On disclosure, do not leave it to chance. If content is sponsored, it should be labeled clearly and early. The FTC’s guidance is the baseline in the US, and it is worth linking internally in your briefs so everyone follows the same rulebook: FTC Disclosures 101. This is not just a legal detail; unclear disclosures can also hurt trust and performance.
Best practice checklist:
- Use a two step approval process: concept approval first, final cut approval second.
- Ask for raw metrics screenshots within 7 days of posting.
- Standardize add ons: whitelisting, usage rights, exclusivity, extra cuts.
- Build a creative testing backlog: 10 hooks, 10 CTAs, 5 offers.
- Document learnings in a shared log so new campaigns start smarter.
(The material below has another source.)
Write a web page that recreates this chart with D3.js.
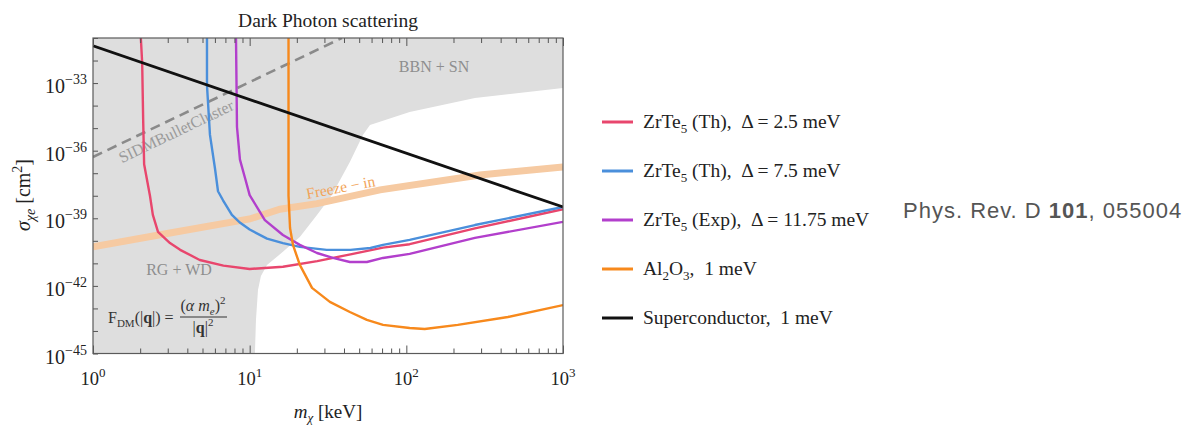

To leverage social media in the next 30 days, focus on building momentum and measurement at the same time. Week 1 is setup: define your goal, KPI, and reporting template, then choose pillars and formats. Week 2 is production: batch create content, source creators, and lock contracts with clear rights. Week 3 is launch: publish consistently, respond to comments, and monitor early signals like retention and saves. Week 4 is optimization: compute CPM, CPV, and CPA, then double down on what worked and cut what did not.
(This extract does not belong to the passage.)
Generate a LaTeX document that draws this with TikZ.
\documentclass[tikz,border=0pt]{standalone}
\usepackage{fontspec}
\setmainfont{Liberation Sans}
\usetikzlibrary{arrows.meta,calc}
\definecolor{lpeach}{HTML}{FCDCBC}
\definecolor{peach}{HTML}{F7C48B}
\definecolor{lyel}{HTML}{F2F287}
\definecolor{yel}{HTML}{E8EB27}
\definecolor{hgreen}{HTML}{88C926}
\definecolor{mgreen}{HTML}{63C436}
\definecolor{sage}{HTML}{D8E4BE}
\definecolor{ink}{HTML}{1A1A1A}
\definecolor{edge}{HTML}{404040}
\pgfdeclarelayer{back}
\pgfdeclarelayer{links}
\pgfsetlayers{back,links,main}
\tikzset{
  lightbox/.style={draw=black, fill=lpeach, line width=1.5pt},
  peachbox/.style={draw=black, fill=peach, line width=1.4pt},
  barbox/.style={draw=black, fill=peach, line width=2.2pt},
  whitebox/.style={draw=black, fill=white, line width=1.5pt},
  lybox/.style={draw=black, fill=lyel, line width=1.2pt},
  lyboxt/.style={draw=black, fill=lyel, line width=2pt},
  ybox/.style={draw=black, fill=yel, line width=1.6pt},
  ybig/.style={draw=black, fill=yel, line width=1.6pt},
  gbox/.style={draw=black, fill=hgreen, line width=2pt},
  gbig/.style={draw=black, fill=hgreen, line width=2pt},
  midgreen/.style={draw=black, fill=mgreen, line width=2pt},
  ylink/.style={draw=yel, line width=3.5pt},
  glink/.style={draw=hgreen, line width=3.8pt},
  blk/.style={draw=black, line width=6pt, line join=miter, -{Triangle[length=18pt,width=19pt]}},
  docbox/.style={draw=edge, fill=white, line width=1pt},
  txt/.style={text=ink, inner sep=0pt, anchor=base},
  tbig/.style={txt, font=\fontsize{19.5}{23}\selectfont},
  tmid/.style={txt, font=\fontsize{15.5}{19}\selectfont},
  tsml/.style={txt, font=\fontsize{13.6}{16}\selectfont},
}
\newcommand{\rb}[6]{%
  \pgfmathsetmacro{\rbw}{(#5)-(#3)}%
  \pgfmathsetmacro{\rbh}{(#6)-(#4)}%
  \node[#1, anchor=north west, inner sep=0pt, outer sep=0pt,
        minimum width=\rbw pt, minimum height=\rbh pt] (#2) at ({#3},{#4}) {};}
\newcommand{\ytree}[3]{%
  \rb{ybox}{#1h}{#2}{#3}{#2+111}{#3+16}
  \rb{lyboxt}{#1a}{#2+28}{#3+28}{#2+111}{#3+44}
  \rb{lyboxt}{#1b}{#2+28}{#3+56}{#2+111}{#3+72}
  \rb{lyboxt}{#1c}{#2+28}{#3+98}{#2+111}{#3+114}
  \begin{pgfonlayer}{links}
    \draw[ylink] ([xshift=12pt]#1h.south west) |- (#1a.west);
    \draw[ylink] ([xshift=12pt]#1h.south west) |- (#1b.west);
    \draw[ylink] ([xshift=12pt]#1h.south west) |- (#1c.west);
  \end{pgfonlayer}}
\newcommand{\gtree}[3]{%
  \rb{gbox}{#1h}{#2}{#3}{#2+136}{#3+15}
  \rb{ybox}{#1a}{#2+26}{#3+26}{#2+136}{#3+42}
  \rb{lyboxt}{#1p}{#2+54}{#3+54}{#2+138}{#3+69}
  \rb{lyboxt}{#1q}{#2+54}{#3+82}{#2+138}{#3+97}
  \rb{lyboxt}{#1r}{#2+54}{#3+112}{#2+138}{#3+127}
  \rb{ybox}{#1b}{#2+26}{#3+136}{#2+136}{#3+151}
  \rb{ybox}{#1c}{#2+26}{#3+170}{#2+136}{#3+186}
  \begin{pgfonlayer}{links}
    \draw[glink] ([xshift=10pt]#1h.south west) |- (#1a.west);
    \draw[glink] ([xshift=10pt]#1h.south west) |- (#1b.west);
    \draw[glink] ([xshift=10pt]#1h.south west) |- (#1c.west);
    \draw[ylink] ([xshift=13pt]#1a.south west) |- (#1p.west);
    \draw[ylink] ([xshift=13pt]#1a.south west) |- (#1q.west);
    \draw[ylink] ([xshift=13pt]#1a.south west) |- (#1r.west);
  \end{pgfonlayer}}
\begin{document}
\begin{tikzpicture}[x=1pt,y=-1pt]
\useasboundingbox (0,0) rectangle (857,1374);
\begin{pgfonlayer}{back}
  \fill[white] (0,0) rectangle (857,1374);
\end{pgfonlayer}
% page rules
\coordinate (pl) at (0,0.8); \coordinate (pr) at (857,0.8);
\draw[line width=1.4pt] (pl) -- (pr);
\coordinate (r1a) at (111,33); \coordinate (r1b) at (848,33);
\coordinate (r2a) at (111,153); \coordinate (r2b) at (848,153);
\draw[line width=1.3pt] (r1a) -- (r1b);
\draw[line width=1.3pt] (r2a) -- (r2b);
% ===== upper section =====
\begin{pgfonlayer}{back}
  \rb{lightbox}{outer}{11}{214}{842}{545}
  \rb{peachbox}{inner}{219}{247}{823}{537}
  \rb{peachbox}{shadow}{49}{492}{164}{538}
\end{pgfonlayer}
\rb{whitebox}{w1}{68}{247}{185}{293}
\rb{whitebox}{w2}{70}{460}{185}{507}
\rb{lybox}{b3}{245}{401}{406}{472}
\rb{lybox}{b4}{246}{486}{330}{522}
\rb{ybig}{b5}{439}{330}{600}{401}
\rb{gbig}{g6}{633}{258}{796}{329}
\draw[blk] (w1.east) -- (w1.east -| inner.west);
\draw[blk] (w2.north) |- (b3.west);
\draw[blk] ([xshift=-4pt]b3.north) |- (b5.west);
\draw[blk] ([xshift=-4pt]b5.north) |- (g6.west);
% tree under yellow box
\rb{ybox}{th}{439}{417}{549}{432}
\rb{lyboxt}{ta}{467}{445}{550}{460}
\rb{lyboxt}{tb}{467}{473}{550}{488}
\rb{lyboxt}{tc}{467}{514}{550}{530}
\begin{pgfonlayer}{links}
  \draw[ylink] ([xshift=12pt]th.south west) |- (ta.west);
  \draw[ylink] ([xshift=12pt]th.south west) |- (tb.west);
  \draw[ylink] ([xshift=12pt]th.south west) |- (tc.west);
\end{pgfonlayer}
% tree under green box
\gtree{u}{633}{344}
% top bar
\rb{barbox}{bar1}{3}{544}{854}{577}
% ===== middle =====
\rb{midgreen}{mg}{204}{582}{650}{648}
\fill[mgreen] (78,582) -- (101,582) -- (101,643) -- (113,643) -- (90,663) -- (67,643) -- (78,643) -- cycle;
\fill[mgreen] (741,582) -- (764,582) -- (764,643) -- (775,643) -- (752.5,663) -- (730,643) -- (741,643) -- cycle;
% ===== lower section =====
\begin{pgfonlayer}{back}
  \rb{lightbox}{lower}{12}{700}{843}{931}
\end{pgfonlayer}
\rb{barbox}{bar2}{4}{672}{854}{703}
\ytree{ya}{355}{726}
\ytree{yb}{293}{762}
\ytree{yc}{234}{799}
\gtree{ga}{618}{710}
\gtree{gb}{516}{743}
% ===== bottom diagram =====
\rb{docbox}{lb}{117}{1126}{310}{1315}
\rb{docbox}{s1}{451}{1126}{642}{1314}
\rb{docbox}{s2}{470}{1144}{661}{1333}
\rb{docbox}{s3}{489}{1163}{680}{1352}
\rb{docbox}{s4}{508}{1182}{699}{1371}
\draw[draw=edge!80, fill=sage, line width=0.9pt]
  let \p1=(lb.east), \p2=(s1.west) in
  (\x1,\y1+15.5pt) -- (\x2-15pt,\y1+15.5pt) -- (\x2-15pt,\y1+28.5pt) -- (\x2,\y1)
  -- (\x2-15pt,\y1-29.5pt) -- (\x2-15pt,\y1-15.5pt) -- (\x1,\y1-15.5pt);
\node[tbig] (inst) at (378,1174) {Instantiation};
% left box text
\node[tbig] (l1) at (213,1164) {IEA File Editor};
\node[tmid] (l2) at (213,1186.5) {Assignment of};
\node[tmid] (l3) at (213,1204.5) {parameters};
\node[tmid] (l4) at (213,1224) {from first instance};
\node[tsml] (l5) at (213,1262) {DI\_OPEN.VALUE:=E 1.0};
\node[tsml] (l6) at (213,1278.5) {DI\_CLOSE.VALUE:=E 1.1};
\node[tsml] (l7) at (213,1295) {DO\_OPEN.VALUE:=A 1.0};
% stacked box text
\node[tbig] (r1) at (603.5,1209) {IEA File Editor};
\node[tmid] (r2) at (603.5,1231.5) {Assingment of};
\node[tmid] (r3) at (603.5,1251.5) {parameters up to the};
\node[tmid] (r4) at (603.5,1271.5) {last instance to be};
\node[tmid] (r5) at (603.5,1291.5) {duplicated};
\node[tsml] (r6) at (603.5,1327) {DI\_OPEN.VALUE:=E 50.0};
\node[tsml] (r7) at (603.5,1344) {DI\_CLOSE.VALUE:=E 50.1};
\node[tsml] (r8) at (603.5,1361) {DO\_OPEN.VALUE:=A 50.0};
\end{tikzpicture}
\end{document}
Here is a simple 30 day action list:
- Day 1 to 3 – Write the one sentence campaign objective and pick one KPI.
- Day 4 to 7 – Build a 6 week calendar using 3 pillars and 4 templates.
- Day 8 to 14 – Shortlist creators, request media kits, and compute expected CPM from recent impressions.
- Day 15 to 21 – Launch content, collect early metrics, and adjust hooks or CTAs based on retention.
- Day 22 to 30 – Report results, document learnings, and renegotiate the next wave using performance data.
If you borrow anything from the ADP Group example, borrow the discipline: clear definitions, a small set of repeatable formats, and weekly measurement that forces decisions. That is how social media stops being noise and starts behaving like a real growth channel.